The Report includes other pathologies such as low educational attainment, higher narcotic use, unemployment or underemployment, poverty and intelligence scores. So we have the social science pattern for all family studies: identify a measurable indicator of family breakdown (for example, fatherlessness or illegitimacy) and show its correlation with social pathologies (for example, crime). In this vision, the family is a passive agent, acted upon by forces beyond the control of its members, not a responsible agent forging its own way.
This commitment to human passivity—human beings as dependent variables—is one of the most corrupt and corrupting elements of the social scientific outlook evinced by Moynihan and his Report. He embraces the premises of his later Leftist critics, namely that the disintegration of the Black family is the result of conditions of poverty and racism. “White America must accept responsibility,” the Report declares, Black poverty and family decline flow “from centuries of oppression and persecution of the Negro man.”
Whites must absolutely claim their share of responsibility for Black family breakdown, and for the reasons Moynihan suggests; however, the quick collapse of family structures everywhere in the modern world suggests that more is at work than white racism.
The Report is shy on the question of Black responsibility in making choices or finding solutions—the only position that would be amenable to a statesmanlike solution based in culture, values, and limited government. Every time victimhood is emphasized, agency and responsibility are under emphasized—and any solution depends on that.
Those who do not like social science findings simply ignore them, assuming that they are ephemeral studies on our way to building a better world. One can see this tendency in the immediate aftermath of the Moynihan Report. After the torrent of abuse directed at Moynihan and the Johnson administration by radicals, President Johnson scheduled a conference on Black poverty. The White House then postponed the conference and held a planning session for it. Moynihan, assistant secretary for policy in the Johnson Labor Department, was persona non grata at this meeting, which Progressive forces turned into an instrument rejecting what seemed to be Moynihan’s conclusions in favor of more traditional family arrangements. “All families,” the planning panel declared, “should have the right to evolve in directions of their own choosing . . . and should have the supports—economic and non-economic—to exercise that right.”
We have loads of evidence that Moynihan then and forever afterward rejected such loosey-goosey thinking, and that he insisted on the cultural prerequisites for a thriving family culture. As he wrote in a letter to Mario Cuomo in the late 1980s, “There are simply limits to what can be achieved by hierarchical government organizations.” He also, in public statements, always showed that he was a man of the Left who, nevertheless, saw enemies to his left. This is why Moynihan is and should be admired by liberty-lovers and conservatives then and now, Professor Weiner as well as me.

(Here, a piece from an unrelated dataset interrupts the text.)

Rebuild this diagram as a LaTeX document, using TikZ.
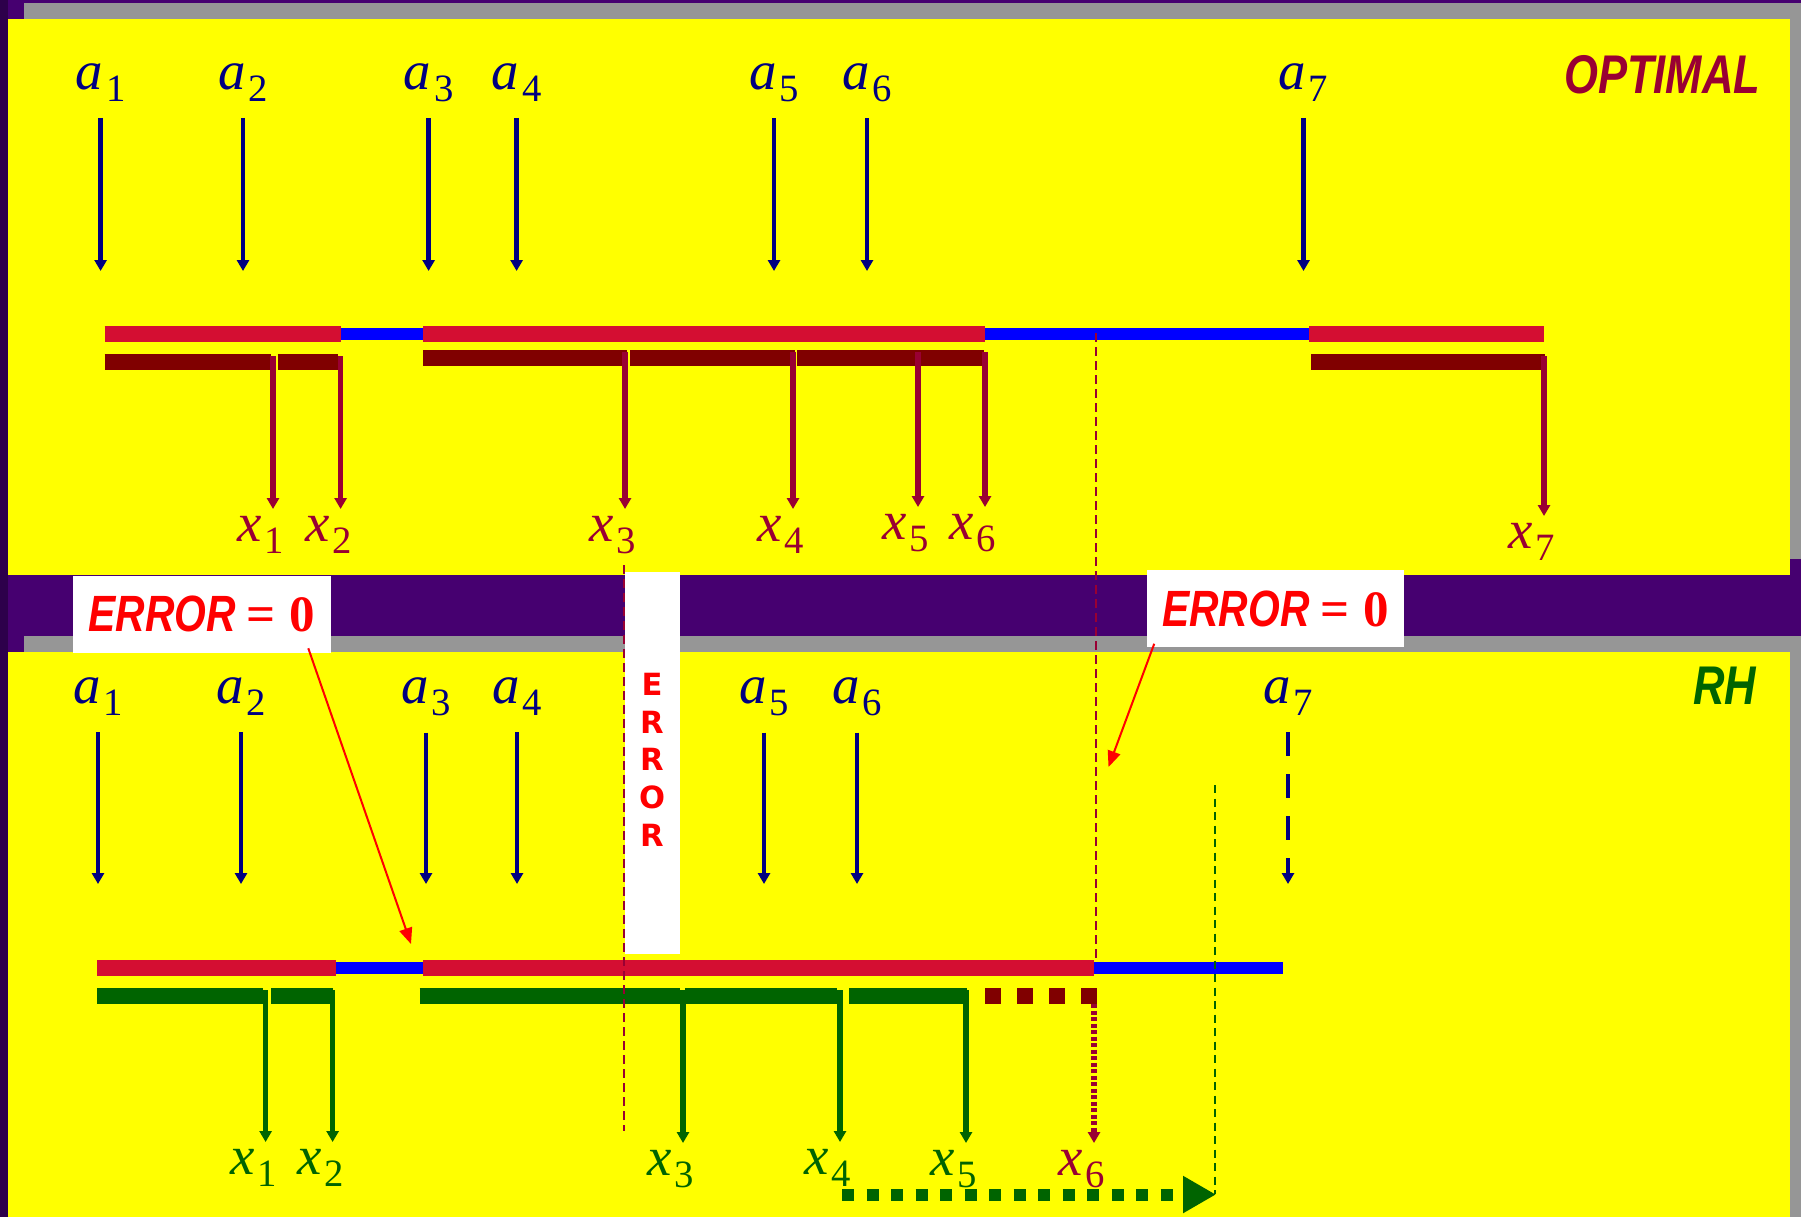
\documentclass[tikz,border=0pt]{standalone}
\usepackage{xcolor}
\usepackage{fontspec}
\setmainfont{Liberation Serif}
\newfontfamily\narrowsans[FakeStretch=0.8]{Liberation Sans}
\newfontfamily\lettersans{DejaVu Sans}
\usepackage{tikz}
\usetikzlibrary{arrows.meta}
\definecolor{bgpurple}{RGB}{70,0,112}
\definecolor{bgdark}{RGB}{45,0,75}
\definecolor{panelyellow}{RGB}{255,255,0}
\definecolor{shadowgray}{RGB}{150,150,150}
\definecolor{jobred}{RGB}{212,14,50}
\definecolor{idleblue}{RGB}{0,0,255}
\definecolor{darkmaroon}{RGB}{128,0,0}
\definecolor{optmaroon}{RGB}{153,0,51}
\definecolor{arrnavy}{RGB}{0,0,128}
\definecolor{rhgreen}{RGB}{0,100,0}
\definecolor{errred}{RGB}{255,0,0}
\newcommand{\lbl}[2]{\textit{#1}\kern0.05em\raisebox{-0.22em}{\fontsize{11pt}{11pt}\selectfont #2}}
\newcommand{\errzero}{{\narrowsans\bfseries\itshape ERROR}\hspace{3pt}\textbf{=}\hspace{4pt}\textbf{0}}
\tikzset{
  panel/.style={fill=panelyellow},
  shadow/.style={fill=shadowgray},
  busy/.style={jobred, line width=0.16cm},
  idle/.style={idleblue, line width=0.115cm},
  optjob/.style={darkmaroon, line width=0.16cm},
  rhjob/.style={rhgreen, line width=0.16cm},
  alab/.style={anchor=base, inner sep=0pt, text=arrnavy, font=\fontsize{15.6pt}{16pt}\selectfont},
  xlab/.style={anchor=north, inner sep=0pt, font=\fontsize{15.6pt}{16pt}\selectfont},
  aarr/.style={-{Triangle[length=0.11cm, width=0.12cm]}, arrnavy, line width=0.045cm, shorten <=0.16cm},
  xarr/.style={-{Triangle[length=0.11cm, width=0.12cm]}, line width=0.052cm, shorten >=0.07cm},
  errbox/.style={fill=white, minimum width=2.57cm, minimum height=0.77cm, inner sep=0pt,
    text=errred, font=\fontsize{14.5pt}{15pt}\selectfont},
  vlet/.style={anchor=north, inner sep=0pt, align=center, text=errred,
    font=\lettersans\bfseries\fontsize{8.7pt}{10.8pt}\selectfont},
  title/.style={anchor=base east, inner sep=0pt, font=\narrowsans\bfseries\itshape\fontsize{15.5pt}{16pt}\selectfont},
  guide/.style={dash pattern=on 0.09cm off 0.05cm, line width=0.025cm},
  note/.style={-{Triangle[length=0.16cm, width=0.13cm]}, errred, line width=0.02cm},
}

\begin{document}
\begin{tikzpicture}[x=0.01cm, y=-0.01cm]
\useasboundingbox (0,0) rectangle (1801,1217);

% ── Backdrop and panels ──
\fill[bgpurple] (0,0) rectangle (1801,1217);
\fill[bgdark] (0,0) rectangle (8,1217);
\fill[shadow] (24,3) rectangle (1801,559);
\fill[panel] (8,19) rectangle (1790,575);
\fill[shadow] (24,636) rectangle (1801,1217);
\fill[panel] (8,652) rectangle (1790,1217);

\node[title, text=optmaroon] (opt) at (1761,93) {OPTIMAL};
\node[title, text=rhgreen] (rh) at (1757,704) {RH};

% ── OPTIMAL: arrivals ──
\coordinate (toptip) at (0,271);
\node[alab] (ta1) at (100.6,89) {\lbl{a}{1}};
\node[alab] (ta2) at (243,89) {\lbl{a}{2}};
\node[alab] (ta3) at (428.6,89) {\lbl{a}{3}};
\node[alab] (ta4) at (516.6,89) {\lbl{a}{4}};
\node[alab] (ta5) at (774,89) {\lbl{a}{5}};
\node[alab] (ta6) at (867,89) {\lbl{a}{6}};
\node[alab] (ta7) at (1303.5,89) {\lbl{a}{7}};
\draw[aarr] (ta1.south) -- (ta1.south |- toptip);
\draw[aarr] (ta2.south) -- (ta2.south |- toptip);
\draw[aarr] (ta3.south) -- (ta3.south |- toptip);
\draw[aarr] (ta4.south) -- (ta4.south |- toptip);
\draw[aarr] (ta5.south) -- (ta5.south |- toptip);
\draw[aarr] (ta6.south) -- (ta6.south |- toptip);
\draw[aarr] (ta7.south) -- (ta7.south |- toptip);

% ── OPTIMAL: machine line and jobs ──
\draw[idle] (341,334) -- (423,334);
\draw[idle] (985,334) -- (1309,334);
\draw[busy] (104.5,334) -- (341,334);
\draw[busy] (423,334) -- (985,334);
\draw[busy] (1309,334) -- (1544,334);
\draw[optjob] (104.5,362) -- (270.5,362);
\draw[optjob] (277.7,362) -- (338,362);
\draw[optjob] (423,358) -- (627,358);
\draw[optjob] (630,358) -- (795,358);
\draw[optjob] (797,358) -- (984,358);
\draw[optjob] (1311,362) -- (1545,362);

% ── OPTIMAL: completions ──
\coordinate (tj1) at (273,356);
\coordinate (tj2) at (340.6,356);
\coordinate (tj3) at (625,352);
\coordinate (tj4) at (793,352);
\coordinate (tj5) at (918,352);
\coordinate (tj6) at (985,352);
\coordinate (tj7) at (1544,356);
\node[xlab, text=optmaroon] (tx1) at (261,516) {\lbl{x}{1}};
\node[xlab, text=optmaroon] (tx2) at (328.6,516) {\lbl{x}{2}};
\node[xlab, text=optmaroon] (tx3) at (613,516) {\lbl{x}{3}};
\node[xlab, text=optmaroon] (tx4) at (781,516) {\lbl{x}{4}};
\node[xlab, text=optmaroon] (tx5) at (906,514) {\lbl{x}{5}};
\node[xlab, text=optmaroon] (tx6) at (973,514) {\lbl{x}{6}};
\node[xlab, text=optmaroon] (tx7) at (1532,523) {\lbl{x}{7}};
\draw[xarr, optmaroon] (tj1) -- (tx1.north -| tj1);
\draw[xarr, optmaroon] (tj2) -- (tx2.north -| tj2);
\draw[xarr, optmaroon] (tj3) -- (tx3.north -| tj3);
\draw[xarr, optmaroon] (tj4) -- (tx4.north -| tj4);
\draw[xarr, optmaroon] (tj5) -- (tx5.north -| tj5);
\draw[xarr, optmaroon] (tj6) -- (tx6.north -| tj6);
\draw[xarr, optmaroon] (tj7) -- (tx7.north -| tj7);

% ── RH: arrivals ──
\coordinate (bottip) at (0,884);
\node[alab] (ba1) at (98,703.5) {\lbl{a}{1}};
\node[alab] (ba2) at (241,703.5) {\lbl{a}{2}};
\node[alab] (ba3) at (426,703.5) {\lbl{a}{3}};
\node[alab] (ba4) at (517,703.5) {\lbl{a}{4}};
\node[alab] (ba5) at (764,703.5) {\lbl{a}{5}};
\node[alab] (ba6) at (857,703.5) {\lbl{a}{6}};
\node[alab] (ba7) at (1288,703.5) {\lbl{a}{7}};
\draw[aarr] (ba1.south) -- (ba1.south |- bottip);
\draw[aarr] (ba2.south) -- (ba2.south |- bottip);
\draw[aarr] (ba3.south) -- (ba3.south |- bottip);
\draw[aarr] (ba4.south) -- (ba4.south |- bottip);
\draw[aarr] (ba5.south) -- (ba5.south |- bottip);
\draw[aarr] (ba6.south) -- (ba6.south |- bottip);
\draw[aarr, dash pattern=on 0.24cm off 0.18cm] (ba7.south) -- (ba7.south |- bottip);

% ── RH: machine line and jobs ──
\draw[idle] (336,968) -- (423,968);
\draw[idle] (1094,968) -- (1283,968);
\draw[busy] (97,968) -- (336,968);
\draw[busy] (423,968) -- (1094,968);
\draw[rhjob] (97,996) -- (262.5,996);
\draw[rhjob] (271,996) -- (332.6,996);
\draw[rhjob] (419.6,996) -- (679.5,996);
\draw[rhjob] (685,996) -- (836.6,996);
\draw[rhjob] (849,996) -- (967,996);
\draw[optjob, dash pattern=on 0.156cm off 0.164cm] (985,996) -- (1097,996);

% ── RH: completions ──
\coordinate (bj1) at (265.6,990);
\coordinate (bj2) at (332.6,990);
\coordinate (bj3) at (683,990);
\coordinate (bj4) at (840,990);
\coordinate (bj5) at (966,990);
\coordinate (bj6) at (1094,1004);
\node[xlab, text=rhgreen] (bx1) at (254,1149) {\lbl{x}{1}};
\node[xlab, text=rhgreen] (bx2) at (320.6,1149) {\lbl{x}{2}};
\node[xlab, text=rhgreen] (bx3) at (671,1150) {\lbl{x}{3}};
\node[xlab, text=rhgreen] (bx4) at (828,1149) {\lbl{x}{4}};
\node[xlab, text=rhgreen] (bx5) at (954,1150) {\lbl{x}{5}};
\node[xlab, text=optmaroon] (bx6) at (1082,1150) {\lbl{x}{6}};
\draw[xarr, rhgreen] (bj1) -- (bx1.north -| bj1);
\draw[xarr, rhgreen] (bj2) -- (bx2.north -| bj2);
\draw[xarr, rhgreen] (bj3) -- (bx3.north -| bj3);
\draw[xarr, rhgreen] (bj4) -- (bx4.north -| bj4);
\draw[xarr, rhgreen] (bj5) -- (bx5.north -| bj5);
\draw[xarr, optmaroon, dash pattern=on 0.04cm off 0.025cm] (bj6) -- (bx6.north -| bj6);

% ── Horizon shift ──
\coordinate (shiftL) at (842,1194.5);
\coordinate (shiftR) at (1216,1194.5);
\draw[rhgreen, line width=0.12cm, dash pattern=on 0.12cm off 0.125cm,
  -{Triangle[length=0.33cm, width=0.35cm]}] (shiftL) -- (shiftR);
\draw[guide, rhgreen, line width=0.02cm, dash pattern=on 0.08cm off 0.055cm] (1214.5,785) -- (1214.5,1194);

% ── Error boxes ──
\node[errbox] (errl) at (202,614) {\errzero};
\node[errbox] (errr) at (1275.5,608.5) {\errzero};
\node[fill=white, minimum width=0.55cm, minimum height=3.82cm, inner sep=0pt, anchor=north west] (errv) at (624,571) {};
\node[vlet] (errvtxt) at (652,672) {E\\R\\R\\O\\R};

\draw[guide, optmaroon] (1096,333) -- (1096,960);
\draw[guide, optmaroon] (624,565) -- (624,1131);

\coordinate (notel) at (411,944);
\coordinate (noter) at (1108.5,767);
\draw[note] ([shift={(-23,-5)}]errl.south east) -- (notel);
\draw[note] ([shift={(8,-4)}]errr.south west) -- (noter);

\end{tikzpicture}
\end{document}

However, what Weiner fails to grasp is that Moynihan shared the views of the social engineers on his left. He wanted to go slower, not go back. He wanted national action at a careful, not a reckless, speed. He wanted to proceed on facts and evidence; the radicals on hopes. Yet each wanted to proceed. As Moynihan wrote looking back,
Those of us who began writing about these [social policy] matters in the 1960’s were fully in agreement with all that liberalism was attempting. But we began to worry as to whether we would bring it off. This kind of critique was much too often greeted as a renunciation of goals rather than an inquiry as to means.
For all of his talk about the limits of social policy, he was not, to say the least, scrupulous to note those limits while he served New York in the U.S. Senate. I conclude therefore that the limits that Moynihan recognized were limits of contemporary knowledge and technique. Unlike the radicals, Moynihan thought it convenient for liberalism to keep conservatives around, so that the latter could keep liberals honest (something the conservatives lacked the clout to do in the 1960s and 1970s). Honest social reform and reconstruction are what Moynihan stands for.
There is a terrific tension in this position, one that is revealed in the liberal approach to the family. To engage in social engineering, one must push the limits to find out what the engineers can do. Moynihan is an honest and occasionally skeptical social engineer. The radical social engineer is transgressive, pushing the limits with heedless confidence that his vision can lead the way to a better place. The radical and the skeptic alike see the social world as up for “reconstitution” and “reconstruction.” They see untold possibilities in the proper exertion of governmental power informed by the best social science and the deepest social imagination.
If this is the case, the grounds for Moynihan’s skepticism or honesty are always shaky. The honest reformer insists that policies be informed by knowledge of ever-changing human limits; the skeptic is often betrayed by the application of governmental engineering informed by science. Moynihan is caught with his pants down, insistent about the limits but embarrassed by his inability to articulate them with finality, and saddled with a recognition that past reforms have changed those limits.
Might there be a form of social organization beyond the family that could meet the child’s emotional needs? Might there be alternative ways of organizing the family in a matriarchal way, or might there be ways of satisfying the needs of children outside or beyond the family? Moynihan would no doubt be skeptical that such things had been found, but his social scientific orientation could not foreclose the possibility that they could be found or would be found in good time. So he could do little to resist the radicals.
Honored for his honesty, he ultimately could not, on his own principles, account for that honesty or the limits that it reflected. His Report is something for which he should be honored, as a public-spirited effort to identify the leading edge of what became a civilization-wide crisis. His view of the world, however, does not provide a way out.